We're just really enjoying what we're doing. Every gig on its own merit, they've all been really, really good. It’s been really good getting out there again
There are plenty of seasoned pros who still get nervous before a show, but not so Orbital. "I would never be confident, but it is kind of exciting. You come somewhere like this you've got a line-up with Little Roy, then Lamb and then us. So I know we’re gonna be the noisiest, most up-tempo. You can see there's this nice build, and it's exciting to know you're gonna reach the pinnacle with tempo and energy." Paul quickly backtracks though, "I don't mean that in the sense that we're the best band, but there's a mellow vibe building up."

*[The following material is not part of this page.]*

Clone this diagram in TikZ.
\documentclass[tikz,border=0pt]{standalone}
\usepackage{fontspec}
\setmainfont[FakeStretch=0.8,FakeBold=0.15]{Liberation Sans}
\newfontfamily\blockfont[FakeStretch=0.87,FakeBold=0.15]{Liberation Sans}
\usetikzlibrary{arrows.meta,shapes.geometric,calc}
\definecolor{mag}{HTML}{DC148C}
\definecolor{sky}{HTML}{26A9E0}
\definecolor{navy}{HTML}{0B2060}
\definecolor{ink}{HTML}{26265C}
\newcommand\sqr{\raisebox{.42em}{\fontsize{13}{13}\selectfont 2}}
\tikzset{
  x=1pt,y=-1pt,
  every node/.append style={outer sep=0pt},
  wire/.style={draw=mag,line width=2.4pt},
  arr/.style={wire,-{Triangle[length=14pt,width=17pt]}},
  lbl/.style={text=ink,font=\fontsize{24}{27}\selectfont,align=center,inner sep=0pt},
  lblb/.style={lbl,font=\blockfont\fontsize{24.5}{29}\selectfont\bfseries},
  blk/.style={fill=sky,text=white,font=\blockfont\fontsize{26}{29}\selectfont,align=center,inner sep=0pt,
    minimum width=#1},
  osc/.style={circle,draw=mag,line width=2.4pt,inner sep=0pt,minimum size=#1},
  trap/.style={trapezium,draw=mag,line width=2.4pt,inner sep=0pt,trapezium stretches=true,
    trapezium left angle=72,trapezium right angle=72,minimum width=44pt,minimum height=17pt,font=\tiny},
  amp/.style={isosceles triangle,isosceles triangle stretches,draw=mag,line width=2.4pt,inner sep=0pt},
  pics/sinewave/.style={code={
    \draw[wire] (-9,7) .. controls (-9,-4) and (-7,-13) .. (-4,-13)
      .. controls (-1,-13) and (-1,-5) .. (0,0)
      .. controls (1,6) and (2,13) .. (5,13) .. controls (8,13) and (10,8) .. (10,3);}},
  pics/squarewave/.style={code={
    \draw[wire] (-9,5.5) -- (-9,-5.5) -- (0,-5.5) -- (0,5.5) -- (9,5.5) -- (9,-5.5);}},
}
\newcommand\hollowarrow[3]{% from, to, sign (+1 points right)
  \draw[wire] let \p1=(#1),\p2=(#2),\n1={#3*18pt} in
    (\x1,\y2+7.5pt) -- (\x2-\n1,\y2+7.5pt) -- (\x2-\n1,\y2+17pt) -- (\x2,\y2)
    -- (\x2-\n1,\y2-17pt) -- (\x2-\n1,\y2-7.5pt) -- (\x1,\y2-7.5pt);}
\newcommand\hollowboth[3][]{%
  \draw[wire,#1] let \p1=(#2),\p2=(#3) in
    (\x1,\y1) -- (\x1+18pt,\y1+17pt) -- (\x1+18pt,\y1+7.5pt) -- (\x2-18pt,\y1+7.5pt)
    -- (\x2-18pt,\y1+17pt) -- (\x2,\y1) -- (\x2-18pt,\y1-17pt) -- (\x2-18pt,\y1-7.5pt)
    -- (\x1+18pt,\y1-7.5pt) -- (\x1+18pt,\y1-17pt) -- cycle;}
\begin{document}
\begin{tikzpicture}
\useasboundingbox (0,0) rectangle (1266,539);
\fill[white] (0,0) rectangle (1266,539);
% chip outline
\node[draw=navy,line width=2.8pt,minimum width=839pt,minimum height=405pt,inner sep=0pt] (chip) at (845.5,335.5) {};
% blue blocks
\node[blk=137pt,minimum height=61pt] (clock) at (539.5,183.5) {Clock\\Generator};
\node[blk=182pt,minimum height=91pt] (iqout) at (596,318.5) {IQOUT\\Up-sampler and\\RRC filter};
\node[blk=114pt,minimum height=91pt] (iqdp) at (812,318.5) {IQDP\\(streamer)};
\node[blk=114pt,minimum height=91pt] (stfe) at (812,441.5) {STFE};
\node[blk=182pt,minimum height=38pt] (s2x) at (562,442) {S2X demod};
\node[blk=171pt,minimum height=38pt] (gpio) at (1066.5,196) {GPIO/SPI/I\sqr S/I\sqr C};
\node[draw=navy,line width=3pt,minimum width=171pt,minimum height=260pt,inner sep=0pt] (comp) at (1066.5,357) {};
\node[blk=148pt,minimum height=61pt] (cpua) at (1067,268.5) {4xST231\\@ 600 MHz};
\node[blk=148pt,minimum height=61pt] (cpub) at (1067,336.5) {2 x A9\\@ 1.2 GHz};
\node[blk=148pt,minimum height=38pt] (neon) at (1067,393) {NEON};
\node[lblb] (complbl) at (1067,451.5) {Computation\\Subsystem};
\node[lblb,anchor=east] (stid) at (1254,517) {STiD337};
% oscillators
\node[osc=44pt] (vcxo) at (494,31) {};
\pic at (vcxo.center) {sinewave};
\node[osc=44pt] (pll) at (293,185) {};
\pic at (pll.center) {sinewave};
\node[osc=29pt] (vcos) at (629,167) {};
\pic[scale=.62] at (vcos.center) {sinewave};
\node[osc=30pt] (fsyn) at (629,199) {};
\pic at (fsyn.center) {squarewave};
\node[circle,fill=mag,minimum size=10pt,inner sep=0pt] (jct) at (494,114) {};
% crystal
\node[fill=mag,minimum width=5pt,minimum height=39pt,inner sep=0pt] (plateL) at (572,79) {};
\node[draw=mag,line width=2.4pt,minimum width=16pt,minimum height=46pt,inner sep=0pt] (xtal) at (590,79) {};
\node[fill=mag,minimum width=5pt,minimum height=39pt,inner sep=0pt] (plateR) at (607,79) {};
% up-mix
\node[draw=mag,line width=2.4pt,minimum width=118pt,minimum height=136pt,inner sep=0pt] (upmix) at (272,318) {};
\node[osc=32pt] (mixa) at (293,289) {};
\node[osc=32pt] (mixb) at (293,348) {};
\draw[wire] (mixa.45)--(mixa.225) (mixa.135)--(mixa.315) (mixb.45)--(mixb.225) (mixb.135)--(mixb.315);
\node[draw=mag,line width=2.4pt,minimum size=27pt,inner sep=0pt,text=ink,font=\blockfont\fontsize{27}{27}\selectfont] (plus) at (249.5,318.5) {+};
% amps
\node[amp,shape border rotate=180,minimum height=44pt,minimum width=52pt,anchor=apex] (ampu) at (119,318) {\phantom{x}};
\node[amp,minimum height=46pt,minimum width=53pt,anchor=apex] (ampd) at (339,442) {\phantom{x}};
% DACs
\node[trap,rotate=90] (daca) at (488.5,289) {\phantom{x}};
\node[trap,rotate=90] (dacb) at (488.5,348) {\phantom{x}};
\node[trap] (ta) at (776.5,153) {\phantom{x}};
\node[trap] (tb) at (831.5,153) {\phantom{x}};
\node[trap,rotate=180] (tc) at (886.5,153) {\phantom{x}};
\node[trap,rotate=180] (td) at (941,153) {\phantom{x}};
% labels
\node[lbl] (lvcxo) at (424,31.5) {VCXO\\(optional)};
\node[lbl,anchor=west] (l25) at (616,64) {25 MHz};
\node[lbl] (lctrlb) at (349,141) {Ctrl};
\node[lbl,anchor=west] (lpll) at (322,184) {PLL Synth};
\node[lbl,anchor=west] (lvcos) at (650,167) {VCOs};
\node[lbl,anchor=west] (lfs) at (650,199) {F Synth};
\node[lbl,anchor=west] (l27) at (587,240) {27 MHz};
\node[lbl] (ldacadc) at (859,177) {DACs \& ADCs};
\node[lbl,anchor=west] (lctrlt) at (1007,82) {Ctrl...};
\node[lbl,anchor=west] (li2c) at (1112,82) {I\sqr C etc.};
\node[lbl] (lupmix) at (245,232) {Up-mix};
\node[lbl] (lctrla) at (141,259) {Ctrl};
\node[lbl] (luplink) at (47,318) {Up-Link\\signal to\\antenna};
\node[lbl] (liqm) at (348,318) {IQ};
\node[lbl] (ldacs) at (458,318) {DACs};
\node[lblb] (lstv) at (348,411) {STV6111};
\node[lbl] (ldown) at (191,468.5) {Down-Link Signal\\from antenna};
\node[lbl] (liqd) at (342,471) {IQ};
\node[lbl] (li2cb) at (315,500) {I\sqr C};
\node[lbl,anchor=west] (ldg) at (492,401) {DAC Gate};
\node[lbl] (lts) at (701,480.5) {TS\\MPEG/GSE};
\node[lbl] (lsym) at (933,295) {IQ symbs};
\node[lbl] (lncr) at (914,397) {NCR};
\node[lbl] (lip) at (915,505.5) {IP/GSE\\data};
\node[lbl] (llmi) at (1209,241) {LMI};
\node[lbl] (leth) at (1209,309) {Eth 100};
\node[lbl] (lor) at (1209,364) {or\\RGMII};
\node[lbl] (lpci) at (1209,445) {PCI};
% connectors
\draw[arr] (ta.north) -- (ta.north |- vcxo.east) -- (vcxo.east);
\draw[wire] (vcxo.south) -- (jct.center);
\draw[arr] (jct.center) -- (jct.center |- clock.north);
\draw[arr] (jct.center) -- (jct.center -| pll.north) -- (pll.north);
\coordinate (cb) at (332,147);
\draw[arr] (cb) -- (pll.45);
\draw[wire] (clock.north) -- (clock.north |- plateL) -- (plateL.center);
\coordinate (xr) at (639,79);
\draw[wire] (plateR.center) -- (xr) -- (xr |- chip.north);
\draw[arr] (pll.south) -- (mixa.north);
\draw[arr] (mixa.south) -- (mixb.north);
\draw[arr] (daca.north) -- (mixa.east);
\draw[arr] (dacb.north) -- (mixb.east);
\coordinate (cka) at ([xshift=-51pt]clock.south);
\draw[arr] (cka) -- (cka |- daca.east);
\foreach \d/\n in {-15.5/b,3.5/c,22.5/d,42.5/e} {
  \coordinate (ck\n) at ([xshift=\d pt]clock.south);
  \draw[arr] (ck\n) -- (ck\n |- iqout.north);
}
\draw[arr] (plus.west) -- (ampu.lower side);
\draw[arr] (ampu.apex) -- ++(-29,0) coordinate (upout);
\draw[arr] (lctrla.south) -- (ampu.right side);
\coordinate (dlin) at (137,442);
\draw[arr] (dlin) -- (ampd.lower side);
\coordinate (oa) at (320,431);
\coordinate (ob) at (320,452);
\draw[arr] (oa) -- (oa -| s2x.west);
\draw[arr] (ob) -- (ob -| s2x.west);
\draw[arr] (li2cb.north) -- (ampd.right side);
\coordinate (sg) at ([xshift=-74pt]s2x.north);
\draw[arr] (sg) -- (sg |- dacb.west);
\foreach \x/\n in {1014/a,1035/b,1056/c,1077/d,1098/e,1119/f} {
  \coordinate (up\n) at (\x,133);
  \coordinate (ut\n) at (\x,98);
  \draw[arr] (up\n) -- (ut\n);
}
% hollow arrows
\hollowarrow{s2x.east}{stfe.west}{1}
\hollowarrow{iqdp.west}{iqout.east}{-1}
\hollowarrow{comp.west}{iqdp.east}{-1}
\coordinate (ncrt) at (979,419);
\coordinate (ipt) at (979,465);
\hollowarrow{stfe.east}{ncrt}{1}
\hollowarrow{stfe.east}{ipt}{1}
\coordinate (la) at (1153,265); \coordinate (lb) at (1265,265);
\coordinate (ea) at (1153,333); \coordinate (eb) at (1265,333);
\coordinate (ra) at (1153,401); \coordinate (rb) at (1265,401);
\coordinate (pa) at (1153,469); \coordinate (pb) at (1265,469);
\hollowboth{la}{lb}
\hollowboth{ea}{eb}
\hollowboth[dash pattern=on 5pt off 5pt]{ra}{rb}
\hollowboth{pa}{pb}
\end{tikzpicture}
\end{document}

When asked what's been the highlight since they reformed in 2008, the normally quiet Phil pipes up and says, "We're just really enjoying what we're doing. Every gig on its own merit, they've all been really, really good. It’s been really good getting out there again." You can tell they're really enjoying what they are doing.

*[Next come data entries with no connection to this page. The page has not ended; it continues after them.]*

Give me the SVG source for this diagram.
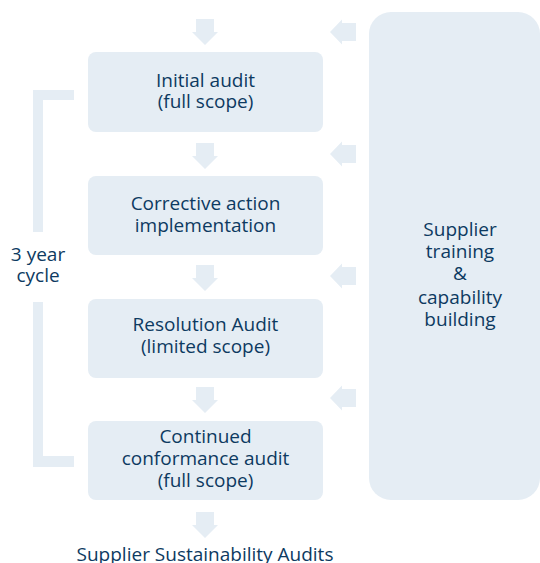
<svg xmlns="http://www.w3.org/2000/svg" width="540" height="563" viewBox="0 0 540 563">
<style>
.box{fill:#e5edf4;}
.shape{fill:#e5edf4;}
text{font-family:"Open Sans","Noto Sans",sans-serif;font-size:19px;fill:#0d3a61;text-anchor:middle;}
</style>
<defs>
<path id="down" d="M-9,0 H9 V13 H13 L0,26 L-13,13 H-9 Z"/>
<path id="left" d="M26,-9 V9 H12 V12.5 L0,0 L12,-12.5 V-9 Z"/>
</defs>
<rect width="540" height="563" fill="#ffffff"/>
<g id="connectors" class="shape">
<use href="#down" x="205" y="19"/>
<use href="#down" x="205" y="143"/>
<use href="#down" x="205" y="265"/>
<use href="#down" x="205" y="387"/>
<use href="#down" x="205" y="512"/>
<use href="#left" x="330" y="32"/>
<use href="#left" x="330" y="154"/>
<use href="#left" x="330" y="276"/>
<use href="#left" x="330" y="398"/>
</g>
<g id="cycle">
<path class="shape" d="M33,90 H74 V100 H43 V232 H33 Z"/>
<path class="shape" d="M33,302 H43 V456 H74 V467 H33 Z"/>
<text x="38" y="260.5">3 year</text>
<text x="38" y="281.5">cycle</text>
</g>
<g id="node1">
<rect class="box" x="88" y="52" width="235" height="80" rx="8"/>
<text x="205.5" y="86.5">Initial audit</text>
<text x="205.5" y="108">(full scope)</text>
</g>
<g id="node2">
<rect class="box" x="88" y="176" width="235" height="79" rx="8"/>
<text x="205.5" y="210">Corrective action</text>
<text x="205.5" y="231.5">implementation</text>
</g>
<g id="node3">
<rect class="box" x="88" y="299" width="235" height="79" rx="8"/>
<text x="205.5" y="331">Resolution Audit</text>
<text x="205.5" y="352.5">(limited scope)</text>
</g>
<g id="node4">
<rect class="box" x="88" y="421" width="235" height="79" rx="8"/>
<text x="205.5" y="442.5">Continued</text>
<text x="205.5" y="465">conformance audit</text>
<text x="205.5" y="487">(full scope)</text>
</g>
<g id="training">
<rect class="box" x="369" y="12" width="171" height="488" rx="22"/>
<text x="460" y="236">Supplier</text>
<text x="460" y="258">training</text>
<text x="460" y="280">&amp;</text>
<text x="460" y="304">capability</text>
<text x="460" y="326">building</text>
</g>
<g id="output">
<text x="205" y="561">Supplier Sustainability Audits</text>
</g>
</svg>
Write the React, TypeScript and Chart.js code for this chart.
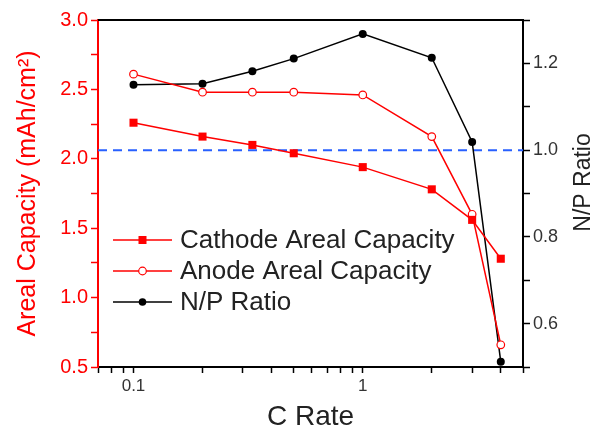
import React, { useEffect, useRef } from 'react';
import { Chart, registerables } from 'chart.js';

Chart.register(...registerables);

// ---- Data ----
const cRates = [0.1, 0.2, 0.33, 0.5, 1, 2, 3, 4];
const cathodeCapacity = [2.26, 2.16, 2.1, 2.04, 1.94, 1.78, 1.56, 1.28];
const anodeCapacity = [2.61, 2.48, 2.48, 2.48, 2.46, 2.16, 1.6, 0.66];
const npRatio = [1.151, 1.153, 1.182, 1.211, 1.268, 1.213, 1.019, 0.512];
const referenceRatio = 1.0;

// ---- Axes / tick labels ----
const xMin = 0.07;
const xMax = 5;
const xTickValues = [0.07, 0.08, 0.09, 0.1, 0.2, 0.3, 0.4, 0.5, 0.6, 0.7, 0.8, 0.9, 1, 2, 3, 4, 5];
const xTickLabels = ['0.1', '1'];
const yLeftMin = 0.5;
const yLeftMax = 3.0;
const yLeftLabels = ['0.5', '1.0', '1.5', '2.0', '2.5', '3.0'];
const yRightMin = 0.5;
const yRightMax = 1.3;
const yRightLabels = ['0.6', '0.8', '1.0', '1.2'];

const seriesNames = ['Cathode Areal Capacity', 'Anode Areal Capacity', 'N/P Ratio'];
const rightTitle = 'N/P Ratio';

const FONT = "'Liberation Sans', Arial, Helvetica, sans-serif";
const RED = '#ff0000';
const BLACK = '#000000';
const BLUE = '#2860ff';
const TEXT = '#222222';

export default function App() {
  const ref = useRef<HTMLCanvasElement>(null);

  useEffect(() => {
    const canvas = ref.current;
    if (!canvas) return;

    const framePlugin = {
      id: 'frameTop',
      afterDraw(chart: any) {
        const { ctx, chartArea } = chart;
        ctx.save();
        ctx.strokeStyle = BLACK;
        ctx.lineWidth = 2;
        ctx.beginPath();
        ctx.moveTo(chartArea.left, chartArea.top);
        ctx.lineTo(chartArea.right, chartArea.top);
        ctx.stroke();
        // right axis title, reading bottom-to-top
        const y2 = chart.scales.y2;
        ctx.fillStyle = TEXT;
        ctx.font = `23px ${FONT}`;
        ctx.textAlign = 'center';
        ctx.textBaseline = 'alphabetic';
        ctx.translate(y2.right - 4, (chartArea.top + chartArea.bottom) / 2 - 11);
        ctx.rotate(-Math.PI / 2);
        ctx.fillText(rightTitle, 0, 0);
        ctx.restore();
      },
    };

    const legendPlugin = {
      id: 'insideLegend',
      afterDraw(chart: any) {
        const { ctx, chartArea } = chart;
        const x0 = chartArea.left + 15;
        const x1 = chartArea.left + 74;
        const xm = (x0 + x1) / 2;
        const tx = chartArea.left + 82;
        const rows = [chartArea.top + 220, chartArea.top + 251, chartArea.top + 282];
        ctx.save();
        rows.forEach((y: number, i: number) => {
          const ds = chart.data.datasets[i];
          ctx.strokeStyle = ds.borderColor;
          ctx.lineWidth = 1.5;
          ctx.setLineDash([]);
          ctx.beginPath();
          ctx.moveTo(x0, y);
          ctx.lineTo(x1, y);
          ctx.stroke();
          if (i === 0) {
            ctx.fillStyle = RED;
            ctx.fillRect(xm - 4, y - 4, 8, 8);
          } else if (i === 1) {
            ctx.fillStyle = '#fff';
            ctx.beginPath();
            ctx.arc(xm, y, 3.8, 0, Math.PI * 2);
            ctx.fill();
            ctx.lineWidth = 1.2;
            ctx.stroke();
          } else {
            ctx.fillStyle = BLACK;
            ctx.beginPath();
            ctx.arc(xm, y, 3.8, 0, Math.PI * 2);
            ctx.fill();
          }
          ctx.fillStyle = TEXT;
          ctx.font = `26px ${FONT}`;
          ctx.textBaseline = 'middle';
          ctx.textAlign = 'left';
          ctx.fillText(seriesNames[i], tx, y + 1);
        });
        ctx.restore();
      },
    };

    const chart = new Chart(canvas, {
      type: 'line',
      data: {
        datasets: [
          {
            label: seriesNames[0],
            data: cRates.map((x, i) => ({ x, y: cathodeCapacity[i] })),
            yAxisID: 'y',
            borderColor: RED,
            backgroundColor: RED,
            borderWidth: 1.5,
            pointStyle: 'rect',
            pointRadius: 5.7,
            pointBorderWidth: 0,
            pointBackgroundColor: RED,
          },
          {
            label: seriesNames[1],
            data: cRates.map((x, i) => ({ x, y: anodeCapacity[i] })),
            yAxisID: 'y',
            borderColor: RED,
            backgroundColor: '#fff',
            borderWidth: 1.5,
            pointStyle: 'circle',
            pointRadius: 3.8,
            pointBorderWidth: 1.2,
            pointBackgroundColor: '#fff',
            pointBorderColor: RED,
          },
          {
            label: seriesNames[2],
            data: cRates.map((x, i) => ({ x, y: npRatio[i] })),
            yAxisID: 'y2',
            borderColor: BLACK,
            backgroundColor: BLACK,
            borderWidth: 1.5,
            pointStyle: 'circle',
            pointRadius: 4,
            pointBorderWidth: 0,
            pointBackgroundColor: BLACK,
          },
          {
            label: 'N/P = 1',
            data: [
              { x: xMin, y: referenceRatio },
              { x: xMax, y: referenceRatio },
            ],
            yAxisID: 'y2',
            borderColor: BLUE,
            borderWidth: 2,
            borderDash: [9, 6],
            pointRadius: 0,
          },
        ],
      },
      options: {
        responsive: false,
        animation: false,
        events: [],
        layout: { padding: { top: 20, left: 0, right: 0, bottom: 0 } },
        plugins: {
          legend: { display: false },
          tooltip: { enabled: false },
        },
        scales: {
          x: {
            type: 'logarithmic',
            position: 'bottom',
            min: xMin,
            max: xMax,
            afterBuildTicks: (s: any) => {
              s.ticks = xTickValues.map((v) => ({ value: v }));
            },
            afterFit: (s: any) => {
              s.height = 62;
            },
            grid: { drawOnChartArea: false, drawTicks: true, tickLength: 6, tickColor: BLACK, tickWidth: 1.5 },
            border: { color: BLACK, width: 2 },
            ticks: {
              autoSkip: false,
              maxRotation: 0,
              padding: 3,
              color: '#333',
              font: { family: FONT, size: 17 },
              callback: (v: any) => {
                const lbl = xTickLabels.find((t) => Math.abs(parseFloat(t) - Number(v)) < 1e-9);
                return lbl ?? '';
              },
            },
            title: {
              display: true,
              text: 'C Rate',
              color: TEXT,
              font: { family: FONT, size: 28, lineHeight: 1 },
              padding: { top: 0, bottom: -2 },
            },
          },
          y: {
            type: 'linear',
            position: 'left',
            min: yLeftMin,
            max: yLeftMax,
            afterFit: (s: any) => {
              s.width = 98;
            },
            grid: { drawOnChartArea: false, drawTicks: true, tickLength: 7, tickColor: RED, tickWidth: 1.5 },
            border: { color: RED, width: 2 },
            ticks: {
              stepSize: 0.25,
              autoSkip: false,
              padding: 3,
              color: RED,
              font: { family: FONT, size: 20 },
              callback: (v: any) => {
                const lbl = yLeftLabels.find((t) => Math.abs(parseFloat(t) - Number(v)) < 1e-6);
                return lbl ?? '';
              },
            },
            title: {
              display: true,
              text: 'Areal Capacity (mAh/cm²)',
              color: RED,
              font: { family: FONT, size: 25 },
              padding: { top: 13, bottom: 0 },
            },
          },
          y2: {
            type: 'linear',
            position: 'right',
            min: yRightMin,
            max: yRightMax,
            afterFit: (s: any) => {
              s.width = 71;
            },
            grid: { drawOnChartArea: false, drawTicks: true, tickLength: 7, tickColor: BLACK, tickWidth: 1.5 },
            border: { color: BLACK, width: 2 },
            ticks: {
              stepSize: 0.1,
              autoSkip: false,
              padding: 3,
              color: '#333',
              font: { family: FONT, size: 18 },
              callback: (v: any) => {
                const lbl = yRightLabels.find((t) => Math.abs(parseFloat(t) - Number(v)) < 1e-6);
                return lbl ?? '';
              },
            },
            title: { display: false },
          },
        },
      },
      plugins: [framePlugin, legendPlugin],
    });

    return () => chart.destroy();
  }, []);

  return (
    <div style={{ position: 'fixed', left: 0, top: 0, width: 594, height: 429, background: '#fff' }}>
      <canvas ref={ref} width={594} height={429} style={{ display: 'block', width: 594, height: 429 }} />
    </div>
  );
}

The interview comes quickly to an end, as Phil & Paul have to run off to record some new parts for the next single. Leaving them to it, we take our leave and go back out into the mass of mud and people. Come gig time the Great Stage has amassed the biggest crowd of the day, if not the weekend. A huge fireworks display worthy of the Olympics preludes Orbital coming on stage, including fire-dancing and the burning down of a small floating rave-island for good measure. Not a bad grand entrance. The brothers themselves put on a great show- melding tracks like Beelzedub with the likes of ‘Chime’ and ‘Belfast’ with a backdrop of lights that can only be described as fucking impressive.
As we leave and head for the tent we end up in a random tent with a dead-ringer for Marc Bolan playing classy lounge jazz covers of Elvis, Monty Python and Eminem. Come Sunday the sun is out and the mud more acceptable; we chill out while rowing in the lake for awhile before riding a camel around in circles, and later as we sit in the sunshine watching more wrestling in the Collo-silly-um, I can't help but think I should've asked Phil & Paul if they'd fancy a go.